Material -
--- start ---
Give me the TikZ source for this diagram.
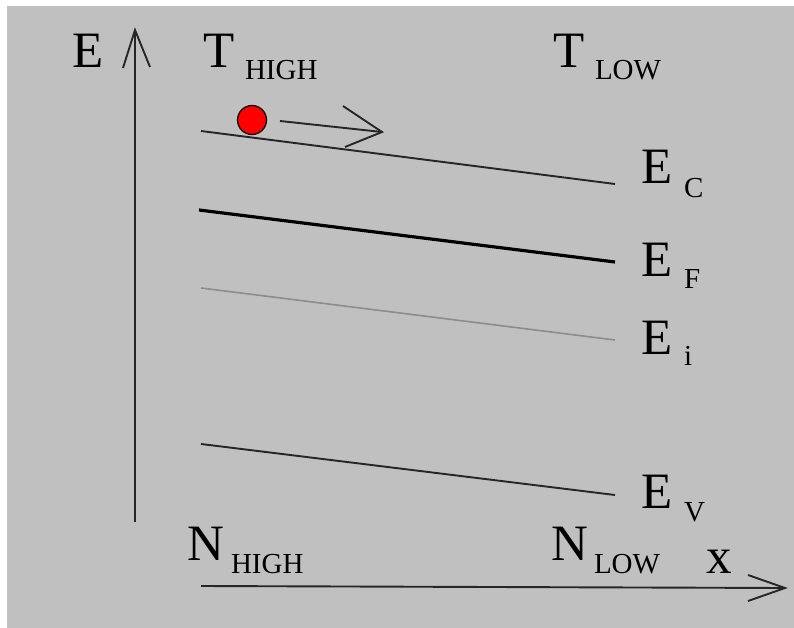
\documentclass[tikz,border=0pt]{standalone}
\usepackage{fontspec}
\setmainfont{Liberation Serif}
\definecolor{bggray}{HTML}{C0C0C0}
\definecolor{ink}{HTML}{262626}
\definecolor{midgray}{HTML}{8C8C8C}
\begin{document}
\begin{tikzpicture}[x=1pt,y=-1pt,
  big/.style={anchor=base west,inner sep=0pt,outer sep=0pt,font=\fontsize{51}{51}\selectfont},
  small/.style={anchor=base west,inner sep=0pt,outer sep=0pt,font=\fontsize{29}{29}\selectfont},
  band/.style={line width=1.9pt,draw=ink},
  axisline/.style={line width=1.9pt,draw=ink},
  ball/.style={circle,fill=red,draw=black,line width=1.2pt,minimum size=29pt,inner sep=0pt}]
\useasboundingbox (0,0) rectangle (794,628);
\fill[white] (0,0) rectangle (794,628);
\fill[bggray] (7,6) rectangle (794,628);

% axes
\coordinate (ytop) at (135,30);
\coordinate (ybot) at (135,522);
\coordinate (yh1) at (123,68);
\coordinate (yh2) at (150,67);
\draw[axisline] (ybot) -- (ytop);
\draw[axisline] (yh1) -- (ytop) -- (yh2);
\coordinate (xl) at (201,586);
\coordinate (xr) at (785,588);
\coordinate (xh1) at (748,575);
\coordinate (xh2) at (748,601);
\draw[axisline] (xl) -- (xr);
\draw[axisline] (xh1) -- (xr) -- (xh2);

% bands
\coordinate (c1) at (201,131); \coordinate (c2) at (615,184);
\coordinate (f1) at (199,210); \coordinate (f2) at (615,262);
\coordinate (i1) at (201,288); \coordinate (i2) at (615,340);
\coordinate (v1) at (201,444); \coordinate (v2) at (615,495);
\draw[band] (c1) -- (c2);
\draw[line width=3.2pt,draw=black] (f1) -- (f2);
\draw[line width=1.6pt,draw=midgray] (i1) -- (i2);
\draw[band] (v1) -- (v2);

% electron and motion arrow
\node[ball] (el) at (252,120) {};
\coordinate (m1) at (280,121);
\coordinate (m2) at (382,132);
\coordinate (mh1) at (343,106);
\coordinate (mh2) at (345,147);
\draw[band] (m1) -- (m2);
\draw[band] (mh1) -- (m2) -- (mh2);

% labels
\node[big] (E) at (72,68) {E};
\node[big] (Th) at (203,68) {T};
\node[small] (Ths) at (245,80) {HIGH};
\node[big] (Tl) at (553,68) {T};
\node[small] (Tls) at (595,80) {LOW};
\node[big] (Ec) at (641,184) {E};
\node[small] (Ecs) at (684,198) {C};
\node[big] (Ef) at (641,276) {E};
\node[small] (Efs) at (684,288) {F};
\node[big] (Ei) at (641,354) {E};
\node[small] (Eis) at (684,365) {i};
\node[big] (Ev) at (641,508) {E};
\node[small] (Evs) at (684,521) {V};
\node[big] (Nh) at (187,560) {N};
\node[small] (Nhs) at (231,573) {HIGH};
\node[big] (Nl) at (551,560) {N};
\node[small] (Nls) at (594,573) {LOW};
\node[big] (X) at (706,573) {x};
\end{tikzpicture}
\end{document}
--- end ---
Leave the pictures out and copy the rest of the data exactly.

Give me the TikZ source for this diagram.
\documentclass[tikz,border=0pt]{standalone}
\usepackage{fontspec}
\setmainfont{Liberation Serif}
\definecolor{bggray}{HTML}{C0C0C0}
\definecolor{ink}{HTML}{262626}
\definecolor{midgray}{HTML}{8C8C8C}
\begin{document}
\begin{tikzpicture}[x=1pt,y=-1pt,
  big/.style={anchor=base west,inner sep=0pt,outer sep=0pt,font=\fontsize{51}{51}\selectfont},
  small/.style={anchor=base west,inner sep=0pt,outer sep=0pt,font=\fontsize{29}{29}\selectfont},
  band/.style={line width=1.9pt,draw=ink},
  axisline/.style={line width=1.9pt,draw=ink},
  ball/.style={circle,fill=red,draw=black,line width=1.2pt,minimum size=29pt,inner sep=0pt}]
\useasboundingbox (0,0) rectangle (794,628);
\fill[white] (0,0) rectangle (794,628);
\fill[bggray] (7,6) rectangle (794,628);

% axes
\coordinate (ytop) at (135,30);
\coordinate (ybot) at (135,522);
\coordinate (yh1) at (123,68);
\coordinate (yh2) at (150,67);
\draw[axisline] (ybot) -- (ytop);
\draw[axisline] (yh1) -- (ytop) -- (yh2);
\coordinate (xl) at (201,586);
\coordinate (xr) at (785,588);
\coordinate (xh1) at (748,575);
\coordinate (xh2) at (748,601);
\draw[axisline] (xl) -- (xr);
\draw[axisline] (xh1) -- (xr) -- (xh2);

% bands
\coordinate (c1) at (201,131); \coordinate (c2) at (615,184);
\coordinate (f1) at (199,210); \coordinate (f2) at (615,262);
\coordinate (i1) at (201,288); \coordinate (i2) at (615,340);
\coordinate (v1) at (201,444); \coordinate (v2) at (615,495);
\draw[band] (c1) -- (c2);
\draw[line width=3.2pt,draw=black] (f1) -- (f2);
\draw[line width=1.6pt,draw=midgray] (i1) -- (i2);
\draw[band] (v1) -- (v2);

% electron and motion arrow
\node[ball] (el) at (252,120) {};
\coordinate (m1) at (280,121);
\coordinate (m2) at (382,132);
\coordinate (mh1) at (343,106);
\coordinate (mh2) at (345,147);
\draw[band] (m1) -- (m2);
\draw[band] (mh1) -- (m2) -- (mh2);

% labels
\node[big] (E) at (72,68) {E};
\node[big] (Th) at (203,68) {T};
\node[small] (Ths) at (245,80) {HIGH};
\node[big] (Tl) at (553,68) {T};
\node[small] (Tls) at (595,80) {LOW};
\node[big] (Ec) at (641,184) {E};
\node[small] (Ecs) at (684,198) {C};
\node[big] (Ef) at (641,276) {E};
\node[small] (Efs) at (684,288) {F};
\node[big] (Ei) at (641,354) {E};
\node[small] (Eis) at (684,365) {i};
\node[big] (Ev) at (641,508) {E};
\node[small] (Evs) at (684,521) {V};
\node[big] (Nh) at (187,560) {N};
\node[small] (Nhs) at (231,573) {HIGH};
\node[big] (Nl) at (551,560) {N};
\node[small] (Nls) at (594,573) {LOW};
\node[big] (X) at (706,573) {x};
\end{tikzpicture}
\end{document}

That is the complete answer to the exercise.